Exercise description: Copy out each line of the material in which the word "this" appears.

Records shown:
— Start —

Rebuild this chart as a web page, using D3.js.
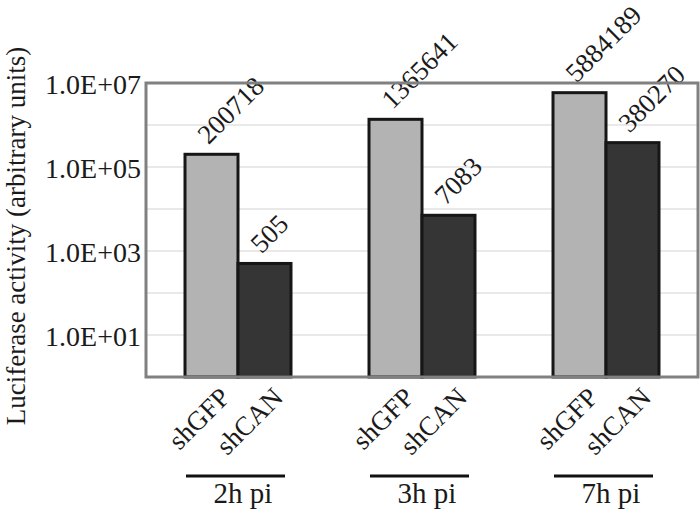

— End —
— Start —

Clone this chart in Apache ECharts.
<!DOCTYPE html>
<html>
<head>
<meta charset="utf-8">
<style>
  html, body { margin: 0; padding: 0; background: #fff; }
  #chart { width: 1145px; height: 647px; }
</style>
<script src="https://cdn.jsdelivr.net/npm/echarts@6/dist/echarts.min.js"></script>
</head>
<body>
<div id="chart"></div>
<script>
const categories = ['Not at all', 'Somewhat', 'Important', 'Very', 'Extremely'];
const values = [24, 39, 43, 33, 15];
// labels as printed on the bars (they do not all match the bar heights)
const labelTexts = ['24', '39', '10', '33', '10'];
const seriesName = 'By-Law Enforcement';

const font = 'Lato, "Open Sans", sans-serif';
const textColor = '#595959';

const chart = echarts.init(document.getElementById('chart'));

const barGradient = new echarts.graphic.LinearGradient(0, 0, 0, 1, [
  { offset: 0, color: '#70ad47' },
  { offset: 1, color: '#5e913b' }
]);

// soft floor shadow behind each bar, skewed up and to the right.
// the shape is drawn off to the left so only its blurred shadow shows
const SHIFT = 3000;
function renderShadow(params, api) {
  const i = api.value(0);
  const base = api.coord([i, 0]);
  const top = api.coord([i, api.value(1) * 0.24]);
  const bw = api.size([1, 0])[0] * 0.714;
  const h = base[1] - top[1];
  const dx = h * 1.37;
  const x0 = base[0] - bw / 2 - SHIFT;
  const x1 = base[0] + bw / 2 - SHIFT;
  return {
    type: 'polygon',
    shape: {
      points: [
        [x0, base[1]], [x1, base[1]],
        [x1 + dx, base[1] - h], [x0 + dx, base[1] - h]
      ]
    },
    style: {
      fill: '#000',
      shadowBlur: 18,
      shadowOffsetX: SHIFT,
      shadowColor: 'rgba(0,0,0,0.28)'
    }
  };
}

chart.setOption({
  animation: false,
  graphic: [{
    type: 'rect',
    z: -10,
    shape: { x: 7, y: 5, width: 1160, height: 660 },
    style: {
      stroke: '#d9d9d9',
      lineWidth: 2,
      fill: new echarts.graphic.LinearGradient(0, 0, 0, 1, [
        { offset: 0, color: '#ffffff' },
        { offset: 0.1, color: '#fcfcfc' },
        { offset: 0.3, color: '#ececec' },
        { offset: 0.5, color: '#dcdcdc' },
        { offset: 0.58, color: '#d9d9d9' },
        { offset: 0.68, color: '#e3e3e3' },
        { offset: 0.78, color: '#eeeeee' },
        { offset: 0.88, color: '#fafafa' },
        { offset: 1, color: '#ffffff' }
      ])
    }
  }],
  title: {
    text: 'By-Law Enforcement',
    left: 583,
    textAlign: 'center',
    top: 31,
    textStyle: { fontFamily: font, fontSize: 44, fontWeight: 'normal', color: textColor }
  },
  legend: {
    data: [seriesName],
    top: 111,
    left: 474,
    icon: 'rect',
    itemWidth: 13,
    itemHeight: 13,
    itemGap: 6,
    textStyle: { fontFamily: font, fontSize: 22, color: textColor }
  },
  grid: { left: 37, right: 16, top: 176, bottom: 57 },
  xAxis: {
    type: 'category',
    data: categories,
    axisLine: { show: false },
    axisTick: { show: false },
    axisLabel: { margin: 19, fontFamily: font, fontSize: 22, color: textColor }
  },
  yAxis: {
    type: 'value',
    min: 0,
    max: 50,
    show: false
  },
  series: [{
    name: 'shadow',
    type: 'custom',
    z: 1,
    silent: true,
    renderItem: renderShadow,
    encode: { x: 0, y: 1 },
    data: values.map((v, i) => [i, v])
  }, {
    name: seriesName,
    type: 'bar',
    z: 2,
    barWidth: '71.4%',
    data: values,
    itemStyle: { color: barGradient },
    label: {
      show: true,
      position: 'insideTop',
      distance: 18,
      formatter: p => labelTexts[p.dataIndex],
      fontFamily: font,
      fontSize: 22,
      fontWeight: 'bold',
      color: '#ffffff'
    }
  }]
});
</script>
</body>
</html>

— End —

Solution:
Rebuild this chart as a web page, using D3.js.
Clone this chart in Apache ECharts.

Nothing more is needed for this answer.